------ Provided data ------

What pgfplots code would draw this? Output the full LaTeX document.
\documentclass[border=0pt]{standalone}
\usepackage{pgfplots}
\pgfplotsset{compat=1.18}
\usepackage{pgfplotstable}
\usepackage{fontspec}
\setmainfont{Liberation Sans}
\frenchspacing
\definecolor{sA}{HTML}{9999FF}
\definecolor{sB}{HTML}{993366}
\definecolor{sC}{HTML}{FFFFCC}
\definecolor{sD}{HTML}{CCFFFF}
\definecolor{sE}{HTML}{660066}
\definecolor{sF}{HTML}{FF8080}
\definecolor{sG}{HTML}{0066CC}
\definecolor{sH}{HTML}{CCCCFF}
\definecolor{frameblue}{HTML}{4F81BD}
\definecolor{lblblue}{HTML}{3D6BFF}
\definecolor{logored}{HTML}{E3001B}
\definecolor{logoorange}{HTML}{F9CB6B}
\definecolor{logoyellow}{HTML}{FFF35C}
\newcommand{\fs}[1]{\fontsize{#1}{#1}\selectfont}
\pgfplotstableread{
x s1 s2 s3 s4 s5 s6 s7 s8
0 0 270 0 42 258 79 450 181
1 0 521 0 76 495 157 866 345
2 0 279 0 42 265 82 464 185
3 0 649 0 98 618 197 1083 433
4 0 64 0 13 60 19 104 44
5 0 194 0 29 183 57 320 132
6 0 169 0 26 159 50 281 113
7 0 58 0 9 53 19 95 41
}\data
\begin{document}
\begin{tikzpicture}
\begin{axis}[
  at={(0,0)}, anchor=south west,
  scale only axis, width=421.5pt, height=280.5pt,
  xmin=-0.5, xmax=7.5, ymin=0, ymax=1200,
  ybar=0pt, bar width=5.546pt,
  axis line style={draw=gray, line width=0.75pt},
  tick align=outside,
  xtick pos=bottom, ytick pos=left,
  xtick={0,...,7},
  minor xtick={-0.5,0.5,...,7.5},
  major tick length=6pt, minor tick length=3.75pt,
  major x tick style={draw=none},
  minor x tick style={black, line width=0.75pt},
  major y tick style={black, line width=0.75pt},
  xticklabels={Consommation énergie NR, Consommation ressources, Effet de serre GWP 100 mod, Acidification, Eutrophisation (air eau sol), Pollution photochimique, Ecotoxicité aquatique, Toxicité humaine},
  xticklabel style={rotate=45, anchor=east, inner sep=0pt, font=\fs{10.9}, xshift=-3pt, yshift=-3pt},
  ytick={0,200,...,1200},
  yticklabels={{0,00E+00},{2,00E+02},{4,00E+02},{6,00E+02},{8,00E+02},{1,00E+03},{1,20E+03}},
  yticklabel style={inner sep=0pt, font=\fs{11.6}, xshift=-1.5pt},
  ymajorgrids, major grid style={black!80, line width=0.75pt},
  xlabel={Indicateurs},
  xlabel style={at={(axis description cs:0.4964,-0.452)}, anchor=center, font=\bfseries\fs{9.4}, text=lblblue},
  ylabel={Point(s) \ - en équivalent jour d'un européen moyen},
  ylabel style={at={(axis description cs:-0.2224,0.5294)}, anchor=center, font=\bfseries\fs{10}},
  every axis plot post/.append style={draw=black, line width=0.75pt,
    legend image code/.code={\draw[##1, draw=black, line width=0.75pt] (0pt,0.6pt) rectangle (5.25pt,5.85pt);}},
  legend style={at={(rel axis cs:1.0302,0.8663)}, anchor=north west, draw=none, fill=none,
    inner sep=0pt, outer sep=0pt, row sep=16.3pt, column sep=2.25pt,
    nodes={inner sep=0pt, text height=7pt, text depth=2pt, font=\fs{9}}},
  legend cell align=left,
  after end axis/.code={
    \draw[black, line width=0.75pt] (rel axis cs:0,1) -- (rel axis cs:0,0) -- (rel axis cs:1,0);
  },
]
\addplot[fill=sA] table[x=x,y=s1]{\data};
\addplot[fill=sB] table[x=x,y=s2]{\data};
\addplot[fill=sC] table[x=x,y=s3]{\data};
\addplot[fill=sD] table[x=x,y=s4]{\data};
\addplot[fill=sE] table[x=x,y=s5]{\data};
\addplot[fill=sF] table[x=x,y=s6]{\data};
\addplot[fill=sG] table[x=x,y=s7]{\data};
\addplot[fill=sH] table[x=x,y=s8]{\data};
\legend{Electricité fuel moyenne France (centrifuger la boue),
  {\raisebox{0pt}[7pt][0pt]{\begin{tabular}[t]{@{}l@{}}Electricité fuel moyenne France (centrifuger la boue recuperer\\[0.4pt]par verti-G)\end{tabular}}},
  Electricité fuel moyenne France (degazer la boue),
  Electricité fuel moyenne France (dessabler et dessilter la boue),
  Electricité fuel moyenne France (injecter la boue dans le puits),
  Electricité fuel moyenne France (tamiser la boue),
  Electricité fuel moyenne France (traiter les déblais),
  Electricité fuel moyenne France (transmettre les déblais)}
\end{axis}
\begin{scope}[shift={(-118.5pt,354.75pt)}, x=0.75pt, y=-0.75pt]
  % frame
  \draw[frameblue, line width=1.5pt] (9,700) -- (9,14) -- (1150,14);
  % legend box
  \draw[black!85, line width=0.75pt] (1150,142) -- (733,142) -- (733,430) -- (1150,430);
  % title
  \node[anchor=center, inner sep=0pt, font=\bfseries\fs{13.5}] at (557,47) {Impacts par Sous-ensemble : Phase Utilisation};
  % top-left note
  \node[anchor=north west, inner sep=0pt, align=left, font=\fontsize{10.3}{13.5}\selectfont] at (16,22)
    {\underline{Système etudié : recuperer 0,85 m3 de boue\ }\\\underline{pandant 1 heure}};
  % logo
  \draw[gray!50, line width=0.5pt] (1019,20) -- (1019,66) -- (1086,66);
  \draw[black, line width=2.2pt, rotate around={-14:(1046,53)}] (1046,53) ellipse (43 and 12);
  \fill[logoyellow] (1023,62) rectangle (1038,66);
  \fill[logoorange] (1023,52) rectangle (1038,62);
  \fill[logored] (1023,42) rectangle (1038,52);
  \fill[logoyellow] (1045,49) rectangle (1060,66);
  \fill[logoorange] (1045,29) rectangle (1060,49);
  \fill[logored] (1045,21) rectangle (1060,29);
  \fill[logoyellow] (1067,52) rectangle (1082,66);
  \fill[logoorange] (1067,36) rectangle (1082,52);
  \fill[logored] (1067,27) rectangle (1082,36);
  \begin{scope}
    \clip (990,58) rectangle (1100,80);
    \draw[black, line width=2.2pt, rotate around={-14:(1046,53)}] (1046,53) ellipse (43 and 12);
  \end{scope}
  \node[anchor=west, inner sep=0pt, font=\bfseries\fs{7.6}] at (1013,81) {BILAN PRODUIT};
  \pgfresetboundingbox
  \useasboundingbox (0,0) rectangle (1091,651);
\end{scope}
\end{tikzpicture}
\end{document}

------

Write out the material from the first line to the last, exactly.

What pgfplots code would draw this? Output the full LaTeX document.
\documentclass[border=0pt]{standalone}
\usepackage{pgfplots}
\pgfplotsset{compat=1.18}
\usepackage{pgfplotstable}
\usepackage{fontspec}
\setmainfont{Liberation Sans}
\frenchspacing
\definecolor{sA}{HTML}{9999FF}
\definecolor{sB}{HTML}{993366}
\definecolor{sC}{HTML}{FFFFCC}
\definecolor{sD}{HTML}{CCFFFF}
\definecolor{sE}{HTML}{660066}
\definecolor{sF}{HTML}{FF8080}
\definecolor{sG}{HTML}{0066CC}
\definecolor{sH}{HTML}{CCCCFF}
\definecolor{frameblue}{HTML}{4F81BD}
\definecolor{lblblue}{HTML}{3D6BFF}
\definecolor{logored}{HTML}{E3001B}
\definecolor{logoorange}{HTML}{F9CB6B}
\definecolor{logoyellow}{HTML}{FFF35C}
\newcommand{\fs}[1]{\fontsize{#1}{#1}\selectfont}
\pgfplotstableread{
x s1 s2 s3 s4 s5 s6 s7 s8
0 0 270 0 42 258 79 450 181
1 0 521 0 76 495 157 866 345
2 0 279 0 42 265 82 464 185
3 0 649 0 98 618 197 1083 433
4 0 64 0 13 60 19 104 44
5 0 194 0 29 183 57 320 132
6 0 169 0 26 159 50 281 113
7 0 58 0 9 53 19 95 41
}\data
\begin{document}
\begin{tikzpicture}
\begin{axis}[
  at={(0,0)}, anchor=south west,
  scale only axis, width=421.5pt, height=280.5pt,
  xmin=-0.5, xmax=7.5, ymin=0, ymax=1200,
  ybar=0pt, bar width=5.546pt,
  axis line style={draw=gray, line width=0.75pt},
  tick align=outside,
  xtick pos=bottom, ytick pos=left,
  xtick={0,...,7},
  minor xtick={-0.5,0.5,...,7.5},
  major tick length=6pt, minor tick length=3.75pt,
  major x tick style={draw=none},
  minor x tick style={black, line width=0.75pt},
  major y tick style={black, line width=0.75pt},
  xticklabels={Consommation énergie NR, Consommation ressources, Effet de serre GWP 100 mod, Acidification, Eutrophisation (air eau sol), Pollution photochimique, Ecotoxicité aquatique, Toxicité humaine},
  xticklabel style={rotate=45, anchor=east, inner sep=0pt, font=\fs{10.9}, xshift=-3pt, yshift=-3pt},
  ytick={0,200,...,1200},
  yticklabels={{0,00E+00},{2,00E+02},{4,00E+02},{6,00E+02},{8,00E+02},{1,00E+03},{1,20E+03}},
  yticklabel style={inner sep=0pt, font=\fs{11.6}, xshift=-1.5pt},
  ymajorgrids, major grid style={black!80, line width=0.75pt},
  xlabel={Indicateurs},
  xlabel style={at={(axis description cs:0.4964,-0.452)}, anchor=center, font=\bfseries\fs{9.4}, text=lblblue},
  ylabel={Point(s) \ - en équivalent jour d'un européen moyen},
  ylabel style={at={(axis description cs:-0.2224,0.5294)}, anchor=center, font=\bfseries\fs{10}},
  every axis plot post/.append style={draw=black, line width=0.75pt,
    legend image code/.code={\draw[##1, draw=black, line width=0.75pt] (0pt,0.6pt) rectangle (5.25pt,5.85pt);}},
  legend style={at={(rel axis cs:1.0302,0.8663)}, anchor=north west, draw=none, fill=none,
    inner sep=0pt, outer sep=0pt, row sep=16.3pt, column sep=2.25pt,
    nodes={inner sep=0pt, text height=7pt, text depth=2pt, font=\fs{9}}},
  legend cell align=left,
  after end axis/.code={
    \draw[black, line width=0.75pt] (rel axis cs:0,1) -- (rel axis cs:0,0) -- (rel axis cs:1,0);
  },
]
\addplot[fill=sA] table[x=x,y=s1]{\data};
\addplot[fill=sB] table[x=x,y=s2]{\data};
\addplot[fill=sC] table[x=x,y=s3]{\data};
\addplot[fill=sD] table[x=x,y=s4]{\data};
\addplot[fill=sE] table[x=x,y=s5]{\data};
\addplot[fill=sF] table[x=x,y=s6]{\data};
\addplot[fill=sG] table[x=x,y=s7]{\data};
\addplot[fill=sH] table[x=x,y=s8]{\data};
\legend{Electricité fuel moyenne France (centrifuger la boue),
  {\raisebox{0pt}[7pt][0pt]{\begin{tabular}[t]{@{}l@{}}Electricité fuel moyenne France (centrifuger la boue recuperer\\[0.4pt]par verti-G)\end{tabular}}},
  Electricité fuel moyenne France (degazer la boue),
  Electricité fuel moyenne France (dessabler et dessilter la boue),
  Electricité fuel moyenne France (injecter la boue dans le puits),
  Electricité fuel moyenne France (tamiser la boue),
  Electricité fuel moyenne France (traiter les déblais),
  Electricité fuel moyenne France (transmettre les déblais)}
\end{axis}
\begin{scope}[shift={(-118.5pt,354.75pt)}, x=0.75pt, y=-0.75pt]
  % frame
  \draw[frameblue, line width=1.5pt] (9,700) -- (9,14) -- (1150,14);
  % legend box
  \draw[black!85, line width=0.75pt] (1150,142) -- (733,142) -- (733,430) -- (1150,430);
  % title
  \node[anchor=center, inner sep=0pt, font=\bfseries\fs{13.5}] at (557,47) {Impacts par Sous-ensemble : Phase Utilisation};
  % top-left note
  \node[anchor=north west, inner sep=0pt, align=left, font=\fontsize{10.3}{13.5}\selectfont] at (16,22)
    {\underline{Système etudié : recuperer 0,85 m3 de boue\ }\\\underline{pandant 1 heure}};
  % logo
  \draw[gray!50, line width=0.5pt] (1019,20) -- (1019,66) -- (1086,66);
  \draw[black, line width=2.2pt, rotate around={-14:(1046,53)}] (1046,53) ellipse (43 and 12);
  \fill[logoyellow] (1023,62) rectangle (1038,66);
  \fill[logoorange] (1023,52) rectangle (1038,62);
  \fill[logored] (1023,42) rectangle (1038,52);
  \fill[logoyellow] (1045,49) rectangle (1060,66);
  \fill[logoorange] (1045,29) rectangle (1060,49);
  \fill[logored] (1045,21) rectangle (1060,29);
  \fill[logoyellow] (1067,52) rectangle (1082,66);
  \fill[logoorange] (1067,36) rectangle (1082,52);
  \fill[logored] (1067,27) rectangle (1082,36);
  \begin{scope}
    \clip (990,58) rectangle (1100,80);
    \draw[black, line width=2.2pt, rotate around={-14:(1046,53)}] (1046,53) ellipse (43 and 12);
  \end{scope}
  \node[anchor=west, inner sep=0pt, font=\bfseries\fs{7.6}] at (1013,81) {BILAN PRODUIT};
  \pgfresetboundingbox
  \useasboundingbox (0,0) rectangle (1091,651);
\end{scope}
\end{tikzpicture}
\end{document}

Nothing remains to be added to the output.